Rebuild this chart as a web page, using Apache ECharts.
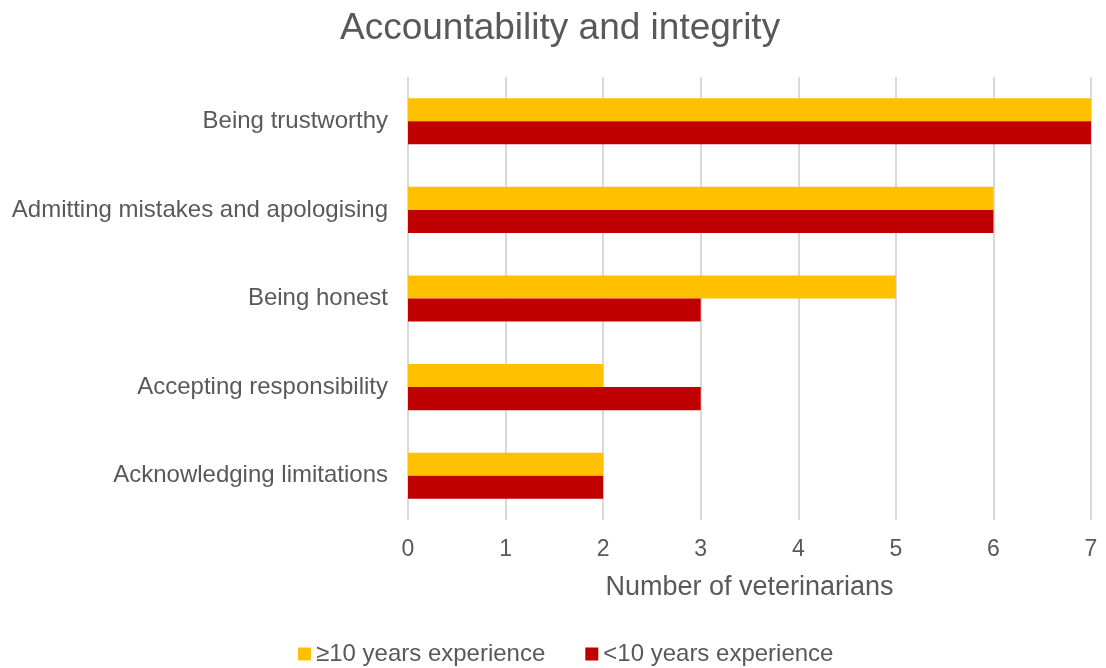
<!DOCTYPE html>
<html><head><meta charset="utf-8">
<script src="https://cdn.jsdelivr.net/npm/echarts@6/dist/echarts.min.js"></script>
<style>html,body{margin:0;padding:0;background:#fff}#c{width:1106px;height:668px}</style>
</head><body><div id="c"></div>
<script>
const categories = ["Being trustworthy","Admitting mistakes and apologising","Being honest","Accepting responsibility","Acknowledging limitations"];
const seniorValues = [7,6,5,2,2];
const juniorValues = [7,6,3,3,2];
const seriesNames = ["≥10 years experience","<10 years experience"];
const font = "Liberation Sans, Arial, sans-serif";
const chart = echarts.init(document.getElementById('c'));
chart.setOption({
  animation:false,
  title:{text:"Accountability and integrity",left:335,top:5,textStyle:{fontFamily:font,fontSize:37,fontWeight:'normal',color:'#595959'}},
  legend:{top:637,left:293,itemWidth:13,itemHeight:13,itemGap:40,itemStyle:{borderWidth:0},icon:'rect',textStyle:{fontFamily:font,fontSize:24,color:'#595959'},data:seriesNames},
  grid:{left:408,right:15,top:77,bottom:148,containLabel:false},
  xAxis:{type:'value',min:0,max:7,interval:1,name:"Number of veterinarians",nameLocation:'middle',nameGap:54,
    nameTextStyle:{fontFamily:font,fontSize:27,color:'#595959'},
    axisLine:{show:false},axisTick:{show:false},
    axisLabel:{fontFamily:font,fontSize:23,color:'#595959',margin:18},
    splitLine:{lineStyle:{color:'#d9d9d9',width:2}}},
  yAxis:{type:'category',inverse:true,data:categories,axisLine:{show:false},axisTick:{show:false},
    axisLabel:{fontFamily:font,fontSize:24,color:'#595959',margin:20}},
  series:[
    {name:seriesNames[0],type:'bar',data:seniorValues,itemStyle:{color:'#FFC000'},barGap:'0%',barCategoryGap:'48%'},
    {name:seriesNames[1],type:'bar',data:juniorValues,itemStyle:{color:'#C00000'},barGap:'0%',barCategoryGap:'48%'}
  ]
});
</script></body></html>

...

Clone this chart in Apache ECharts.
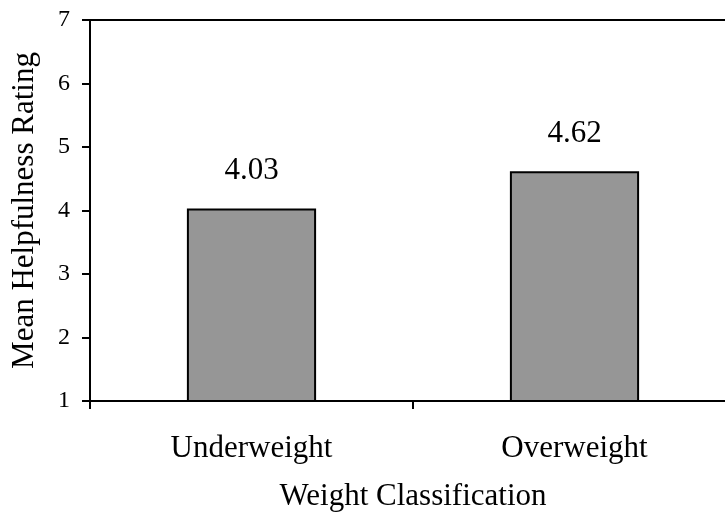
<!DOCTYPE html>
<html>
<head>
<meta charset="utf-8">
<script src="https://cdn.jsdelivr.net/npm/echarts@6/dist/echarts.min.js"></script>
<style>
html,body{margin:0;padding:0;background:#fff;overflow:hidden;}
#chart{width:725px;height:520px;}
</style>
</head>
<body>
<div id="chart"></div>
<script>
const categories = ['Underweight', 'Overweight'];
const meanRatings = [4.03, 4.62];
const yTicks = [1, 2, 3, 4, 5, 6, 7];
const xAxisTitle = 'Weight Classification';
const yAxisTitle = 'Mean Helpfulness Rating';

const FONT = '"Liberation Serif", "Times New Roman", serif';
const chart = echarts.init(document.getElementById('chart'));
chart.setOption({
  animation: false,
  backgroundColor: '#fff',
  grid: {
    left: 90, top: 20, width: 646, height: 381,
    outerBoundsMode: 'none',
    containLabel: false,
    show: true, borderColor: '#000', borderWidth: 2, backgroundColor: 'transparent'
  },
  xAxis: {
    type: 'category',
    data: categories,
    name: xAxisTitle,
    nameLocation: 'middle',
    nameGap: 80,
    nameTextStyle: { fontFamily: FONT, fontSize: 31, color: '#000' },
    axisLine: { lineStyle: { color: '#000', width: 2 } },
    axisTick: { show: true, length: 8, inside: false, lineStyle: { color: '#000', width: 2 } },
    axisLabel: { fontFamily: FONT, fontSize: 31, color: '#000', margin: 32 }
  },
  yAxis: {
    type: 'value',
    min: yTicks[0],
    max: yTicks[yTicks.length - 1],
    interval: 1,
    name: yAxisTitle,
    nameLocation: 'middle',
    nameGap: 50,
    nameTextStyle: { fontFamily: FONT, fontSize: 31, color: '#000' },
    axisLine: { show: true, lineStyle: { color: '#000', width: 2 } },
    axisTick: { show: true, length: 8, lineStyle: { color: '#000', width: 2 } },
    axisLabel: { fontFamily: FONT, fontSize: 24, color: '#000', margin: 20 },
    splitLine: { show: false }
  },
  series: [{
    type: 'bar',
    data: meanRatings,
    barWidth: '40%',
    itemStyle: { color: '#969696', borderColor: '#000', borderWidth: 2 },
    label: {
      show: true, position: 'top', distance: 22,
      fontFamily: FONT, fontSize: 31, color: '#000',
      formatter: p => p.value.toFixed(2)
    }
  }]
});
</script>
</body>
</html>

Work instructions
Exactly the lines starting at the line containing "Clone this chart in Apache ECharts." and ending at the line containing "const yAxisTitle = 'Mean Helpfulness Rating';" should be transcribed, both included; omit the pictures.

Exercise response
Clone this chart in Apache ECharts.
<!DOCTYPE html>
<html>
<head>
<meta charset="utf-8">
<script src="https://cdn.jsdelivr.net/npm/echarts@6/dist/echarts.min.js"></script>
<style>
html,body{margin:0;padding:0;background:#fff;overflow:hidden;}
#chart{width:725px;height:520px;}
</style>
</head>
<body>
<div id="chart"></div>
<script>
const categories = ['Underweight', 'Overweight'];
const meanRatings = [4.03, 4.62];
const yTicks = [1, 2, 3, 4, 5, 6, 7];
const xAxisTitle = 'Weight Classification';
const yAxisTitle = 'Mean Helpfulness Rating';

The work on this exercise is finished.